One of these ‘many more things’ is the sweet food. I am not talking about the general food recipes like Adobo, and the like, but the bread. Filipinos have started to put lots of sugar in many food products. One good example is the Filipino style Spaghetti, but there are many more. How about the ‘honey-ham’ or any other Filipino style ham or bacon?

Back in 1988 I liked the ‘pandesal’ (spanish for bread with salt) a lot. Not that they were salty, on the contrary, they tasted perfect, it is just the name. Nowadays this little bread is so sweet; actually, the name should be changed into ‘pan-de-azucar’. The same with other bread one can buy in food stores and bakeries. They all contain lots of sugar, even whole wheat bread.




No wonder that recent studies have revealed that 8 out of 10 Filipinos have caries. Eating so much sweet food, drinking lots of soda and eating too many candies are the reasons for that.

My eating habit

sweet foodI like to eat open sandwiches for my lunch with slices of meat or cheese and accompanied by a glass of cold milk.

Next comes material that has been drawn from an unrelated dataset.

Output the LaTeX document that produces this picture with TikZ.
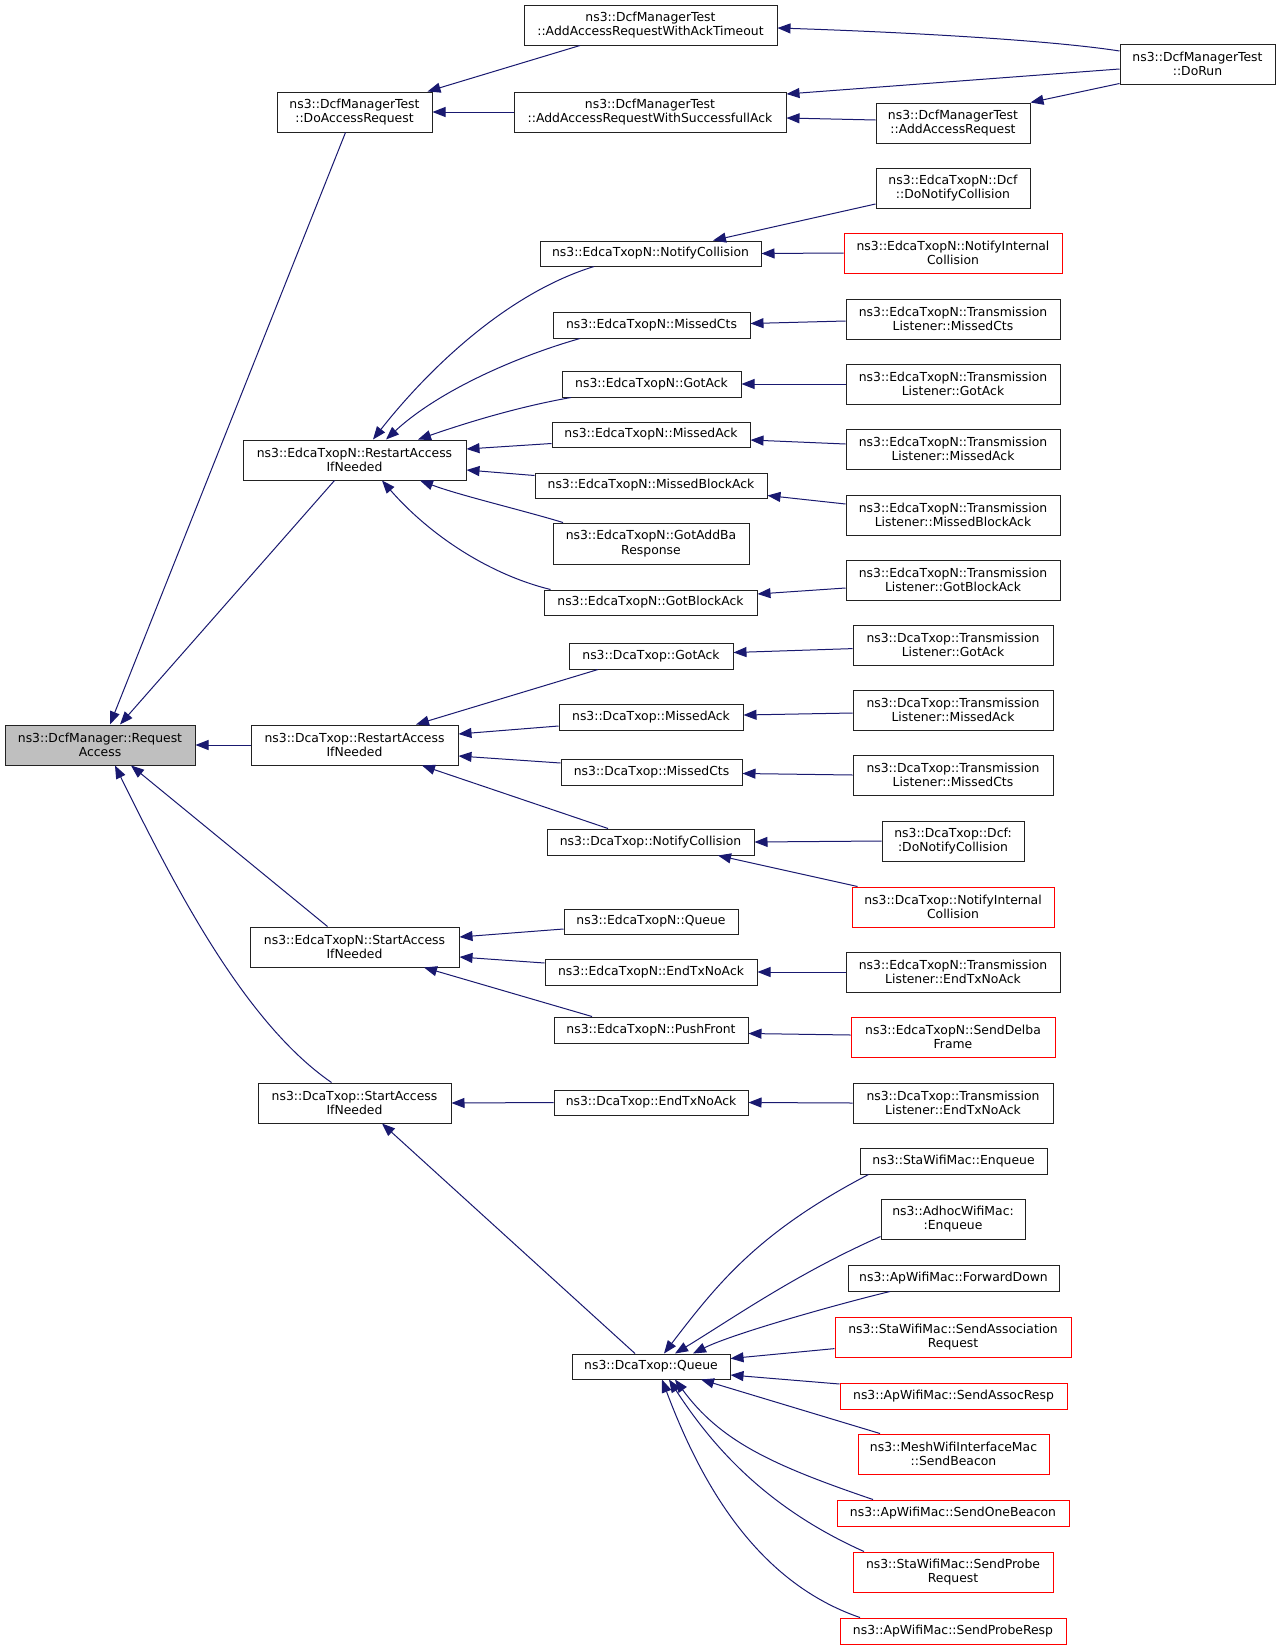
\documentclass[tikz,border=0pt]{standalone}
\usepackage{fontspec}
\setmainfont{DejaVu Sans}
\usetikzlibrary{arrows.meta,calc}
\definecolor{edgec}{HTML}{191970}
\definecolor{mainfill}{HTML}{BFBFBF}
\definecolor{bordc}{HTML}{222222}
\newcommand\nd[7]{\node[#1, minimum width={(#5-#3)*0.75pt}, minimum height={(#6-#4)*0.75pt}] (#2) at ({(#3+#5)/2},{(#4+#6)/2}) {#7};}
\tikzset{
  box/.style={draw=bordc, line width=0.75pt, fill=white, inner sep=0pt, align=center, font=\fontsize{9.3}{11}\selectfont},
  redbox/.style={box, draw=red},
  mainbox/.style={box, fill=mainfill},
  edge/.style={draw=edgec, line width=0.75pt, -{Triangle[length=9.75pt,width=7.5pt]}}
}
\begin{document}
\begin{tikzpicture}[x=0.75pt,y=-0.75pt]
\useasboundingbox[fill=white] (0,0) rectangle (1280,1649);
% column 0
\nd{mainbox}{ra}{5}{725}{195}{765}{ns3::DcfManager::Request\\Access}
% column 1
\nd{box}{dar}{277}{92}{432}{132}{ns3::DcfManagerTest\\::DoAccessRequest}
\nd{box}{era}{243}{440}{466}{480}{ns3::EdcaTxopN::RestartAccess\\IfNeeded}
\nd{box}{dra}{251}{725}{458}{765}{ns3::DcaTxop::RestartAccess\\IfNeeded}
\nd{box}{esa}{250}{927}{459}{967}{ns3::EdcaTxopN::StartAccess\\IfNeeded}
\nd{box}{dsa}{258}{1083}{451}{1123}{ns3::DcaTxop::StartAccess\\IfNeeded}
% column 2
\nd{box}{ato}{524}{5}{777}{45}{ns3::DcfManagerTest\\::AddAccessRequestWithAckTimeout}
\nd{box}{sfa}{514}{92}{786}{132}{ns3::DcfManagerTest\\::AddAccessRequestWithSuccessfullAck}
\nd{box}{enc}{540}{241}{761}{266}{ns3::EdcaTxopN::NotifyCollision}
\nd{box}{emc}{553}{312}{750}{338}{ns3::EdcaTxopN::MissedCts}
\nd{box}{ega}{562}{371}{741}{397}{ns3::EdcaTxopN::GotAck}
\nd{box}{ema}{552}{422}{750}{447}{ns3::EdcaTxopN::MissedAck}
\nd{box}{emb}{535}{473}{767}{498}{ns3::EdcaTxopN::MissedBlockAck}
\nd{box}{egab}{553}{523}{749}{564}{ns3::EdcaTxopN::GotAddBa\\Response}
\nd{box}{egb}{544}{590}{757}{615}{ns3::EdcaTxopN::GotBlockAck}
\nd{box}{dga}{569}{643}{733}{669}{ns3::DcaTxop::GotAck}
\nd{box}{dma}{559}{704}{743}{730}{ns3::DcaTxop::MissedAck}
\nd{box}{dmc}{561}{759}{742}{785}{ns3::DcaTxop::MissedCts}
\nd{box}{dnc}{547}{829}{754}{855}{ns3::DcaTxop::NotifyCollision}
\nd{box}{eq}{564}{909}{738}{934}{ns3::EdcaTxopN::Queue}
\nd{box}{eet}{545}{959}{757}{985}{ns3::EdcaTxopN::EndTxNoAck}
\nd{box}{epf}{554}{1017}{748}{1043}{ns3::EdcaTxopN::PushFront}
\nd{box}{det}{554}{1090}{748}{1115}{ns3::DcaTxop::EndTxNoAck}
\nd{box}{dq}{572}{1354}{730}{1379}{ns3::DcaTxop::Queue}
% column 3
\nd{box}{aar}{876}{103}{1030}{143}{ns3::DcfManagerTest\\::AddAccessRequest}
\nd{box}{edn}{876}{168}{1030}{208}{ns3::EdcaTxopN::Dcf\\::DoNotifyCollision}
\nd{redbox}{eni}{844}{233}{1062}{273}{ns3::EdcaTxopN::NotifyInternal\\Collision}
\nd{box}{etmc}{846}{299}{1060}{339}{ns3::EdcaTxopN::Transmission\\Listener::MissedCts}
\nd{box}{etga}{846}{364}{1060}{404}{ns3::EdcaTxopN::Transmission\\Listener::GotAck}
\nd{box}{etma}{846}{429}{1060}{469}{ns3::EdcaTxopN::Transmission\\Listener::MissedAck}
\nd{box}{etmb}{846}{495}{1060}{535}{ns3::EdcaTxopN::Transmission\\Listener::MissedBlockAck}
\nd{box}{etgb}{846}{560}{1060}{600}{ns3::EdcaTxopN::Transmission\\Listener::GotBlockAck}
\nd{box}{dtga}{853}{625}{1053}{665}{ns3::DcaTxop::Transmission\\Listener::GotAck}
\nd{box}{dtma}{853}{690}{1053}{730}{ns3::DcaTxop::Transmission\\Listener::MissedAck}
\nd{box}{dtmc}{853}{755}{1053}{795}{ns3::DcaTxop::Transmission\\Listener::MissedCts}
\nd{box}{ddn}{882}{821}{1024}{861}{ns3::DcaTxop::Dcf:\\:DoNotifyCollision}
\nd{redbox}{dni}{852}{887}{1054}{927}{ns3::DcaTxop::NotifyInternal\\Collision}
\nd{box}{etet}{846}{952}{1060}{992}{ns3::EdcaTxopN::Transmission\\Listener::EndTxNoAck}
\nd{redbox}{esd}{851}{1017}{1055}{1057}{ns3::EdcaTxopN::SendDelba\\Frame}
\nd{box}{dtet}{853}{1083}{1053}{1123}{ns3::DcaTxop::Transmission\\Listener::EndTxNoAck}
\nd{box}{sen}{860}{1148}{1047}{1174}{ns3::StaWifiMac::Enqueue}
\nd{box}{aen}{881}{1199}{1025}{1239}{ns3::AdhocWifiMac:\\:Enqueue}
\nd{box}{afd}{848}{1265}{1059}{1291}{ns3::ApWifiMac::ForwardDown}
\nd{redbox}{sar}{835}{1317}{1071}{1357}{ns3::StaWifiMac::SendAssociation\\Request}
\nd{redbox}{asr}{840}{1383}{1067}{1409}{ns3::ApWifiMac::SendAssocResp}
\nd{redbox}{msb}{858}{1434}{1049}{1474}{ns3::MeshWifiInterfaceMac\\::SendBeacon}
\nd{redbox}{aob}{837}{1500}{1069}{1526}{ns3::ApWifiMac::SendOneBeacon}
\nd{redbox}{spr}{853}{1552}{1053}{1592}{ns3::StaWifiMac::SendProbe\\Request}
\nd{redbox}{apr}{840}{1618}{1066}{1644}{ns3::ApWifiMac::SendProbeResp}
% column 4
\nd{box}{drun}{1120}{44}{1275}{84}{ns3::DcfManagerTest\\::DoRun}

% edges into RequestAccess
\draw[edge] ($(dar.south)+(-9,0)$) -- ($(ra.north)+(10,0)$);
\draw[edge] ($(era.south)+(-20,0)$) -- ($(ra.north)+(20,0)$);
\draw[edge] (dra.west) -- (ra.east);
\draw[edge] ($(esa.north)+(-27,0)$) -- ($(ra.south)+(31,0)$);
\draw[edge] ($(dsa.north)+(-23,0)$) .. controls +(-90,-62) and +(55,111) .. ($(ra.south)+(15,0)$);
% DoAccessRequest
\draw[edge] ($(ato.south)+(-70.5,0)$) -- ($(dar.north east)+(-5,0)$);
\draw[edge] (sfa.west) -- (dar.east);
\draw[edge] ($(drun.west)+(0,-13)$) .. controls +(-70,-11) and +(123,4) .. ($(ato.east)+(0,3)$);
\draw[edge] ($(drun.west)+(0,5)$) -- ($(sfa.east)+(0,-18)$);
\draw[edge] ($(drun.south west)+(0,-1)$) -- (aar.north east);
\draw[edge] ($(aar.west)+(0,-3)$) -- ($(sfa.east)+(0,6)$);
% EdcaTxopN NotifyCollision etc.
\draw[edge] ($(edn.west)+(0,16)$) -- ($(enc.north)+(62.5,0)$);
\draw[edge] (eni.west) -- (enc.east);
\draw[edge] ($(etmc.west)+(0,2)$) -- ($(emc.east)+(0,-1.5)$);
\draw[edge] (etga.west) -- (ega.east);
\draw[edge] ($(etma.west)+(0,-5)$) -- ($(ema.east)+(0,5.5)$);
\draw[edge] ($(etmb.west)+(0,-11)$) -- ($(emb.south east)+(0,-3)$);
\draw[edge] ($(etgb.west)+(0,8)$) -- ($(egb.east)+(0,-8.5)$);
% into EdcaTxopN RestartAccessIfNeeded
\draw[edge] ($(enc.south)+(-56.5,0)$) .. controls +(-94,29) and +(47,-60) .. ($(era.north)+(18.5,0)$);
\draw[edge] ($(emc.south)+(-71.5,0)$) .. controls +(-60,17) and +(54,-50) .. ($(era.north)+(31.5,0)$);
\draw[edge] ($(ega.south)+(-80.5,0)$) .. controls +(-51,9) and +(52,-18) .. ($(era.north)+(63.5,0)$);
\draw[edge] ($(ema.west)+(0,9)$) -- ($(era.east)+(0,-11)$);
\draw[edge] ($(emb.west)+(0,-10)$) -- ($(era.east)+(0,10)$);
\draw[edge] ($(egab.north)+(-88,0)$) .. controls +(-43,-13) and +(40,15) .. ($(era.south)+(65.5,0)$);
\draw[edge] ($(egb.north west)+(7,0)$) .. controls +(-61,-15) and +(48,55) .. ($(era.south)+(27.5,0)$);
% into DcaTxop RestartAccessIfNeeded
\draw[edge] ($(dga.south)+(-53,0)$) -- ($(dra.north)+(61.5,0)$);
\draw[edge] ($(dma.west)+(0,9)$) -- ($(dra.east)+(0,-11)$);
\draw[edge] ($(dmc.west)+(0,-9)$) -- ($(dra.east)+(0,11)$);
\draw[edge] ($(dnc.north)+(-42.5,0)$) -- ($(dra.south)+(67.5,0)$);
\draw[edge] (ddn.west) -- (dnc.east);
\draw[edge] ($(dni.north west)+(6,0)$) -- ($(dnc.south)+(67.5,0)$);
\draw[edge] ($(dtga.west)+(0,3.6)$) -- ($(dga.east)+(0,-3.5)$);
\draw[edge] ($(dtma.west)+(0,3)$) -- ($(dma.east)+(0,-2)$);
\draw[edge] (dtmc.west) -- ($(dmc.east)+(0,1.5)$);
% into EdcaTxopN StartAccessIfNeeded
\draw[edge] ($(eq.west)+(0,7.5)$) -- ($(esa.east)+(0,-10)$);
\draw[edge] ($(eet.west)+(0,-9)$) -- ($(esa.east)+(0,10)$);
\draw[edge] ($(epf.north)+(-59,0)$) -- ($(esa.south)+(69.5,0)$);
\draw[edge] (etet.west) -- (eet.east);
\draw[edge] ($(esd.west)+(0,-2)$) -- ($(epf.east)+(0,3.5)$);
% into DcaTxop StartAccessIfNeeded
\draw[edge] (det.west) -- (dsa.east);
\draw[edge] (dtet.west) -- (det.east);
\draw[edge] ($(dq.north)+(-16,0)$) -- ($(dsa.south)+(27.5,0)$);
% into DcaTxop::Queue
\draw[edge] ($(sen.south west)+(9,0)$) .. controls +(-109,57) and +(55,-72) .. ($(dq.north)+(13,0)$);
\draw[edge] ($(aen.south west)+(0,-3)$) .. controls +(-84,37) and +(56,-34) .. ($(dq.north)+(24,0)$);
\draw[edge] ($(afd.south)+(-63.5,0)$) .. controls +(-50,12) and +(40,-20) .. ($(dq.north)+(42,0)$);
\draw[edge] ($(sar.west)+(0,11.6)$) -- ($(dq.east)+(0,-8)$);
\draw[edge] ($(asr.west)+(0,-12)$) -- ($(dq.east)+(0,8.5)$);
\draw[edge] ($(msb.north)+(-73.5,0)$) -- ($(dq.south)+(50,0)$);
\draw[edge] ($(aob.north)+(-80,0)$) .. controls +(-103,-35) and +(45,61) .. ($(dq.south)+(24,0)$);
\draw[edge] ($(spr.north)+(-89,0)$) .. controls +(-94,-42) and +(46,71) .. ($(dq.south)+(18,0)$);
\draw[edge] ($(apr.north)+(-93,0)$) .. controls +(-105,-36) and +(38,101) .. ($(dq.south)+(11,0)$);
\end{tikzpicture}
\end{document}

But I have had problems finding good tasting bread. I prefer whole wheat bread, because it is healthy and has a lot of fiber in it. One brand which is acceptable is Gardenia, but it still contains lots of sugar, although less than other brands. I should also mention that I like sweets a lot, but not in my bread. I eat a lot of candies, and drink my coffee with lots of sugar but the sweet taste of ordinary bread ruins it all.
“OK”, I hear you say, “But you can buy French bread all over the Philippines!” These long thin white or whole wheat bread. Exact, that is what I am also buying from time to time. Problem is that they need to be reheated in the oven to become crispy and tasteful.

Happy now

Lately I am buying my bread at Shopwise (belongs to Rustan’s). A supermarket chain in and around Manila. I have found my preferred bread there at a reasonable price. It is made of whole wheat and costs 46 pesos a loaf. The shape is that of an American Football, and I have to slice it myself. See the picture on top of this post.

For some time last year, they also sold Rye bread (in Rustan’s only), which I liked even more. But on a certain moment they started adding caraway seeds in the bread and I did not like that very much, so I stopped buying it. Now I do not see this bread anymore. Maybe They are going to read this blog…(Wishful thinking ??)
So once a week I am heading for Cubao or Libis, both in Quezon City, to buy my delicious whole wheat bread and I can enjoy my perfect lunch. And I am buying enough for the whole week. At home I am putting them in the freezer so they stay fresh. And if you are lucky there is a special offer: 2 for the price of 1.
Also at Shopwise there’s a wide variety of meats and sausages and cheese to put on my bread. I only have to take care that I am not choosing any: honey-ham or other Filipino style sausages to accompany my bread. đŸ˜‰

Update: Bought again some bread in Shopwise a few days ago. The moment I opened the first one: the baker has forgotten the salt….. Bread without salt does taste so different…LOL (and this has happened once before…) It’s definitely more fun in the Philippines.